Task to complete: Write out the listing, please, but only from its first line through the line containing "const ticksY = [0,10,20,30,40,50,60];", exactly as given and without pictures.
-------- Dataset excerpt
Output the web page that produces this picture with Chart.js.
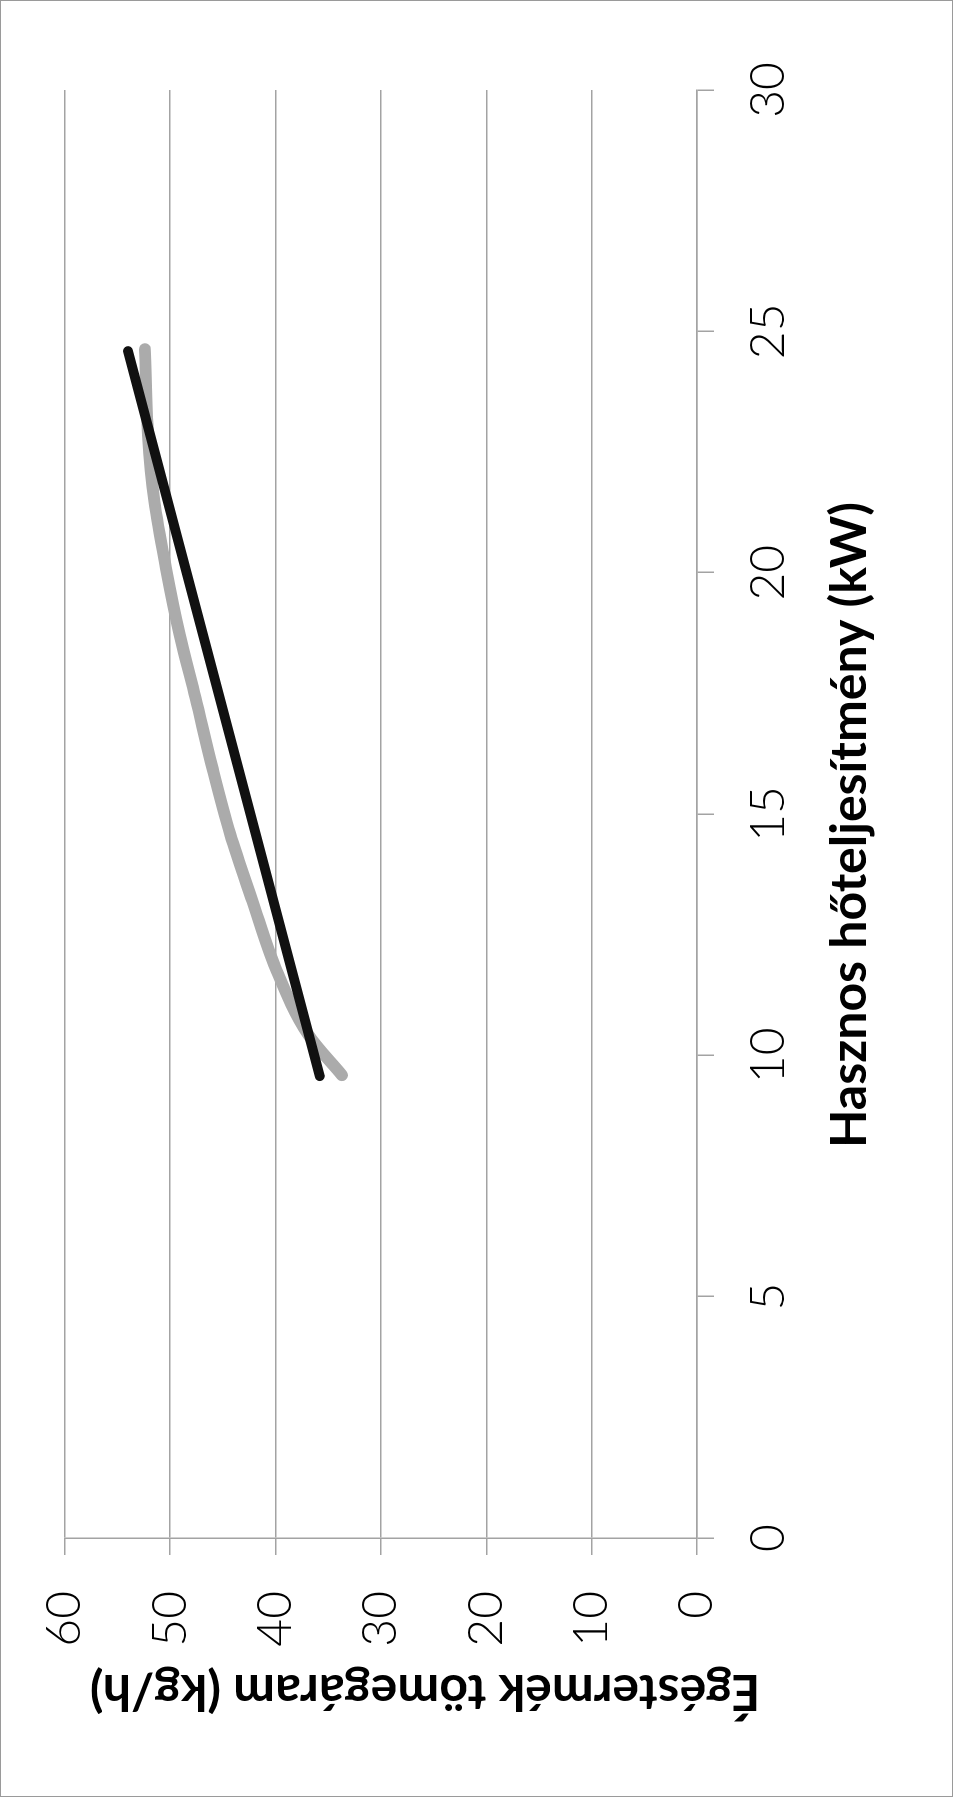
<!DOCTYPE html>
<html>
<head>
<meta charset="utf-8">
<script src="https://cdn.jsdelivr.net/npm/chart.js@4.4.1/dist/chart.umd.min.js"></script>
<style>
html,body{margin:0;padding:0;background:#fff;overflow:hidden;width:953px;height:1797px;}
#wrap{position:absolute;left:0;top:0;width:1797px;height:953px;transform-origin:0 0;transform:translate(0px,1797px) rotate(-90deg);}
</style>
</head>
<body>
<div id="wrap"><canvas id="grafico" width="1797" height="953"></canvas></div>
<script>
// DADOS
const tituloX = "Hasznos hőteljesítmény (kW)";
const tituloY = "Égéstermék tömegáram (kg/h)";

const ticksX = [0,5,10,15,20,25,30];
const ticksY = [0,10,20,30,40,50,60];

// linha preta (reta)
const pretoX = [9.57, 24.59];
const pretoY = [35.8, 54.0];

// linha cinza (curva)
const cinzaX = [9.59, 10.43, 11.81, 13.2, 14.58, 15.96, 17.41, 18.72, 20.1, 21.48, 22.86, 24.63];
const cinzaY = [33.7, 36.9, 40.0, 42.2, 44.3, 46.0, 47.6, 49.1, 50.4, 51.5, 52.1, 52.4];

function pontos(xs, ys){
return xs.map((x,i)=>({x:x, y:ys[i]}));
}

const W = 1797, H = 953;
const CINZA_GRADE = "#a3a3a3";

/* =======================
   FUNDO, BORDA E TÍTULOS
======================= */
const titulos = {
id:"titulos",
beforeDraw(chart){
const c = chart.ctx;
c.save();
c.fillStyle = "#fff";
c.fillRect(0,0,W,H);
c.strokeStyle = "#9a9a9a";
c.lineWidth = 1;
c.strokeRect(0.5,0.5,W-1,H-1);
c.restore();
},
afterDraw(chart){
const c = chart.ctx;
c.save();
c.fillStyle = "#000";
c.font = "bold 50px Lato";
c.textAlign = "center";
c.textBaseline = "alphabetic";
c.fillText(tituloX, 972, 866);
c.translate(122, 425);
c.rotate(-Math.PI/2);
c.fillText(tituloY, 0, 0);
c.restore();
}
};

/* =======================
   GRÁFICO
======================= */
new Chart(document.getElementById("grafico"),{
type:"scatter",
data:{
datasets:[{
data:pontos(pretoX, pretoY),
showLine:true,
borderColor:"#111",
borderWidth:10,
borderCapStyle:"round",
pointRadius:0
},{
data:pontos(cinzaX, cinzaY),
showLine:true,
borderColor:"#ababab",
borderWidth:12,
borderCapStyle:"round",
cubicInterpolationMode:"monotone",
pointRadius:0
}]
},
options:{
responsive:false,
animation:false,
devicePixelRatio:1,
layout:{padding:{top:62,right:90,left:0,bottom:0}},
plugins:{legend:{display:false},tooltip:{enabled:false}},
scales:{
x:{
type:"linear",
min:ticksX[0],
max:ticksX[ticksX.length-1],
afterFit(s){ s.height = 256; },
afterBuildTicks(s){ s.ticks = ticksX.map(v=>({value:v})); },
grid:{drawOnChartArea:false,tickLength:17,tickColor:CINZA_GRADE,lineWidth:1.5},
border:{display:true,color:CINZA_GRADE,width:1.5},
ticks:{color:"#000",padding:26,font:{family:"Lato",size:48,weight:"300"}}
},
y:{
type:"linear",
min:ticksY[0],
max:ticksY[ticksY.length-1],
afterFit(s){ s.width = 259; },
afterBuildTicks(s){ s.ticks = ticksY.map(v=>({value:v})); },
grid:{color:CINZA_GRADE,lineWidth:1.5,tickLength:17,tickColor:CINZA_GRADE},
border:{display:true,color:CINZA_GRADE,width:1.5},
ticks:{color:"#000",padding:36,font:{family:"Lato",size:48,weight:"300"}}
}
}
},
plugins:[titulos]
});
</script>
</body>
</html>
----------------
Response to the task:
Output the web page that produces this picture with Chart.js.
<!DOCTYPE html>
<html>
<head>
<meta charset="utf-8">
<script src="https://cdn.jsdelivr.net/npm/chart.js@4.4.1/dist/chart.umd.min.js"></script>
<style>
html,body{margin:0;padding:0;background:#fff;overflow:hidden;width:953px;height:1797px;}
#wrap{position:absolute;left:0;top:0;width:1797px;height:953px;transform-origin:0 0;transform:translate(0px,1797px) rotate(-90deg);}
</style>
</head>
<body>
<div id="wrap"><canvas id="grafico" width="1797" height="953"></canvas></div>
<script>
// DADOS
const tituloX = "Hasznos hőteljesítmény (kW)";
const tituloY = "Égéstermék tömegáram (kg/h)";

const ticksX = [0,5,10,15,20,25,30];
const ticksY = [0,10,20,30,40,50,60];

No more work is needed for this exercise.